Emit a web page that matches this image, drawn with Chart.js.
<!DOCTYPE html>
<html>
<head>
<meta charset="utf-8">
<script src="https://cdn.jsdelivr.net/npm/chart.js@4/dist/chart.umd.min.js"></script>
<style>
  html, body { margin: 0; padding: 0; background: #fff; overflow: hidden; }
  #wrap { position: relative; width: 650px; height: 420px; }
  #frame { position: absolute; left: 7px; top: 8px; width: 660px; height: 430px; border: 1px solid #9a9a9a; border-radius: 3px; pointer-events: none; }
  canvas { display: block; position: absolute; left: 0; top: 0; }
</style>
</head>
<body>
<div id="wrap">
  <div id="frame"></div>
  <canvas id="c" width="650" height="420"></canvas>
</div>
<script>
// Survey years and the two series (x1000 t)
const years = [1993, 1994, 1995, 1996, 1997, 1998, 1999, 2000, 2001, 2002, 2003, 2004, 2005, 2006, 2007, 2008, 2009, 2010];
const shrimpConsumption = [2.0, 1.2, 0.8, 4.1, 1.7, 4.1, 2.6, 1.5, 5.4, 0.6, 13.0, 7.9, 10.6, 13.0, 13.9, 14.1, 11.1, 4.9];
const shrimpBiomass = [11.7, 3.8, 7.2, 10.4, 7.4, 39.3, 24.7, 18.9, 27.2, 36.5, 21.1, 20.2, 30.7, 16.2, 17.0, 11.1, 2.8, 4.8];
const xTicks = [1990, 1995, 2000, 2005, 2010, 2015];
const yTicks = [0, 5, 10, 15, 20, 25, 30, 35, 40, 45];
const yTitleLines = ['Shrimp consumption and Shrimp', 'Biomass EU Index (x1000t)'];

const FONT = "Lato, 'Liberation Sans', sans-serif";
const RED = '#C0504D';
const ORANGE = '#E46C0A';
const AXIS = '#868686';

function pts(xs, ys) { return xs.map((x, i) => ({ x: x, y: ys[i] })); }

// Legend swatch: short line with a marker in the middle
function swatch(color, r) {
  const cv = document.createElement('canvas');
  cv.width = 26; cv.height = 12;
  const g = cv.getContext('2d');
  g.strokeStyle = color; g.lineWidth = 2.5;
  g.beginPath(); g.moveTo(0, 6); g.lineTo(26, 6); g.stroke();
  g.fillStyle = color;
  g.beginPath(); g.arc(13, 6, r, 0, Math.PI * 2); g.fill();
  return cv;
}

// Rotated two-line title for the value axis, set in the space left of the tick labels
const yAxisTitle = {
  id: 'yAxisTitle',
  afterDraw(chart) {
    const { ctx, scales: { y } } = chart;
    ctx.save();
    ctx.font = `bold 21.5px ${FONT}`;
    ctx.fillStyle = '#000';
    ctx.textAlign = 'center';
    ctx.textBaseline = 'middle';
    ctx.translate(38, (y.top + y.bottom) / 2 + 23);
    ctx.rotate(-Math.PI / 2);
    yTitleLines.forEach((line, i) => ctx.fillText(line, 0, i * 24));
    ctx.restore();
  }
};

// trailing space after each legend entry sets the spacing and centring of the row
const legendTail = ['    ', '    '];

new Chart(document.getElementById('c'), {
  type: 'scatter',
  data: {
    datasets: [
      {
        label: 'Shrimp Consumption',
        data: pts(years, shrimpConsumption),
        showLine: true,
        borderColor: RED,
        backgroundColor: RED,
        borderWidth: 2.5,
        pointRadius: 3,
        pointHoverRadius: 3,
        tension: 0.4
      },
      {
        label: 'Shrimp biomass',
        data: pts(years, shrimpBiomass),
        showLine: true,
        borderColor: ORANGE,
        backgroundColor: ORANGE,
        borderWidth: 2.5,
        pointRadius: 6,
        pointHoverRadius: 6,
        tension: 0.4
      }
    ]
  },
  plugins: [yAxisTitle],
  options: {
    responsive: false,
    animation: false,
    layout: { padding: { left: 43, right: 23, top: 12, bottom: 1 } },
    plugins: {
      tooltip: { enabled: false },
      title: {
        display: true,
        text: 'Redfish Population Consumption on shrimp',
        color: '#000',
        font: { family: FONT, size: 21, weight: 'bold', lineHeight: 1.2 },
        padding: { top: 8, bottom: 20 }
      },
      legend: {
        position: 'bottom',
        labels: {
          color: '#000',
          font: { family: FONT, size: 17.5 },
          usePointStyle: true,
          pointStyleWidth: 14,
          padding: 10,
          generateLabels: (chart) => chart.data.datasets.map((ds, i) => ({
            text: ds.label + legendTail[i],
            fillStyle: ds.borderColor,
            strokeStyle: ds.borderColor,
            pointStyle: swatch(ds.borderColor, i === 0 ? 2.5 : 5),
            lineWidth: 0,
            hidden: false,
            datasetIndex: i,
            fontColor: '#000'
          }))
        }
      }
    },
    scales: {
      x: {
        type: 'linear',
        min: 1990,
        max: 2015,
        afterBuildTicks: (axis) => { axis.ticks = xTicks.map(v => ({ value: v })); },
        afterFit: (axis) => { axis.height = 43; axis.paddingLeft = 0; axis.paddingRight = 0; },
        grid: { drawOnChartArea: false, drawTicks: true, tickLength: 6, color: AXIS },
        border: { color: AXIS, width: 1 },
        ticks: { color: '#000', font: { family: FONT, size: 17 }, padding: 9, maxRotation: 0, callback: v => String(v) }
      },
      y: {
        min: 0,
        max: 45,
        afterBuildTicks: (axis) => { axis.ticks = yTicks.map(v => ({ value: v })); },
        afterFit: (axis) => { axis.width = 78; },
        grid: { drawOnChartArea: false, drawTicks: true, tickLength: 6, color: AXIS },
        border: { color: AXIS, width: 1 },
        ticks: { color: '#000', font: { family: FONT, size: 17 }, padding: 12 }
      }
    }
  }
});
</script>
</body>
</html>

+ + + +

Problem to solve ▸
Set down the material above again, word for word.

Worked solution ▸
Emit a web page that matches this image, drawn with Chart.js.
<!DOCTYPE html>
<html>
<head>
<meta charset="utf-8">
<script src="https://cdn.jsdelivr.net/npm/chart.js@4/dist/chart.umd.min.js"></script>
<style>
  html, body { margin: 0; padding: 0; background: #fff; overflow: hidden; }
  #wrap { position: relative; width: 650px; height: 420px; }
  #frame { position: absolute; left: 7px; top: 8px; width: 660px; height: 430px; border: 1px solid #9a9a9a; border-radius: 3px; pointer-events: none; }
  canvas { display: block; position: absolute; left: 0; top: 0; }
</style>
</head>
<body>
<div id="wrap">
  <div id="frame"></div>
  <canvas id="c" width="650" height="420"></canvas>
</div>
<script>
// Survey years and the two series (x1000 t)
const years = [1993, 1994, 1995, 1996, 1997, 1998, 1999, 2000, 2001, 2002, 2003, 2004, 2005, 2006, 2007, 2008, 2009, 2010];
const shrimpConsumption = [2.0, 1.2, 0.8, 4.1, 1.7, 4.1, 2.6, 1.5, 5.4, 0.6, 13.0, 7.9, 10.6, 13.0, 13.9, 14.1, 11.1, 4.9];
const shrimpBiomass = [11.7, 3.8, 7.2, 10.4, 7.4, 39.3, 24.7, 18.9, 27.2, 36.5, 21.1, 20.2, 30.7, 16.2, 17.0, 11.1, 2.8, 4.8];
const xTicks = [1990, 1995, 2000, 2005, 2010, 2015];
const yTicks = [0, 5, 10, 15, 20, 25, 30, 35, 40, 45];
const yTitleLines = ['Shrimp consumption and Shrimp', 'Biomass EU Index (x1000t)'];

const FONT = "Lato, 'Liberation Sans', sans-serif";
const RED = '#C0504D';
const ORANGE = '#E46C0A';
const AXIS = '#868686';

function pts(xs, ys) { return xs.map((x, i) => ({ x: x, y: ys[i] })); }

// Legend swatch: short line with a marker in the middle
function swatch(color, r) {
  const cv = document.createElement('canvas');
  cv.width = 26; cv.height = 12;
  const g = cv.getContext('2d');
  g.strokeStyle = color; g.lineWidth = 2.5;
  g.beginPath(); g.moveTo(0, 6); g.lineTo(26, 6); g.stroke();
  g.fillStyle = color;
  g.beginPath(); g.arc(13, 6, r, 0, Math.PI * 2); g.fill();
  return cv;
}

// Rotated two-line title for the value axis, set in the space left of the tick labels
const yAxisTitle = {
  id: 'yAxisTitle',
  afterDraw(chart) {
    const { ctx, scales: { y } } = chart;
    ctx.save();
    ctx.font = `bold 21.5px ${FONT}`;
    ctx.fillStyle = '#000';
    ctx.textAlign = 'center';
    ctx.textBaseline = 'middle';
    ctx.translate(38, (y.top + y.bottom) / 2 + 23);
    ctx.rotate(-Math.PI / 2);
    yTitleLines.forEach((line, i) => ctx.fillText(line, 0, i * 24));
    ctx.restore();
  }
};

// trailing space after each legend entry sets the spacing and centring of the row
const legendTail = ['    ', '    '];

new Chart(document.getElementById('c'), {
  type: 'scatter',
  data: {
    datasets: [
      {
        label: 'Shrimp Consumption',
        data: pts(years, shrimpConsumption),
        showLine: true,
        borderColor: RED,
        backgroundColor: RED,
        borderWidth: 2.5,
        pointRadius: 3,
        pointHoverRadius: 3,
        tension: 0.4
      },
      {
        label: 'Shrimp biomass',
        data: pts(years, shrimpBiomass),
        showLine: true,
        borderColor: ORANGE,
        backgroundColor: ORANGE,
        borderWidth: 2.5,
        pointRadius: 6,
        pointHoverRadius: 6,
        tension: 0.4
      }
    ]
  },
  plugins: [yAxisTitle],
  options: {
    responsive: false,
    animation: false,
    layout: { padding: { left: 43, right: 23, top: 12, bottom: 1 } },
    plugins: {
      tooltip: { enabled: false },
      title: {
        display: true,
        text: 'Redfish Population Consumption on shrimp',
        color: '#000',
        font: { family: FONT, size: 21, weight: 'bold', lineHeight: 1.2 },
        padding: { top: 8, bottom: 20 }
      },
      legend: {
        position: 'bottom',
        labels: {
          color: '#000',
          font: { family: FONT, size: 17.5 },
          usePointStyle: true,
          pointStyleWidth: 14,
          padding: 10,
          generateLabels: (chart) => chart.data.datasets.map((ds, i) => ({
            text: ds.label + legendTail[i],
            fillStyle: ds.borderColor,
            strokeStyle: ds.borderColor,
            pointStyle: swatch(ds.borderColor, i === 0 ? 2.5 : 5),
            lineWidth: 0,
            hidden: false,
            datasetIndex: i,
            fontColor: '#000'
          }))
        }
      }
    },
    scales: {
      x: {
        type: 'linear',
        min: 1990,
        max: 2015,
        afterBuildTicks: (axis) => { axis.ticks = xTicks.map(v => ({ value: v })); },
        afterFit: (axis) => { axis.height = 43; axis.paddingLeft = 0; axis.paddingRight = 0; },
        grid: { drawOnChartArea: false, drawTicks: true, tickLength: 6, color: AXIS },
        border: { color: AXIS, width: 1 },
        ticks: { color: '#000', font: { family: FONT, size: 17 }, padding: 9, maxRotation: 0, callback: v => String(v) }
      },
      y: {
        min: 0,
        max: 45,
        afterBuildTicks: (axis) => { axis.ticks = yTicks.map(v => ({ value: v })); },
        afterFit: (axis) => { axis.width = 78; },
        grid: { drawOnChartArea: false, drawTicks: true, tickLength: 6, color: AXIS },
        border: { color: AXIS, width: 1 },
        ticks: { color: '#000', font: { family: FONT, size: 17 }, padding: 12 }
      }
    }
  }
});
</script>
</body>
</html>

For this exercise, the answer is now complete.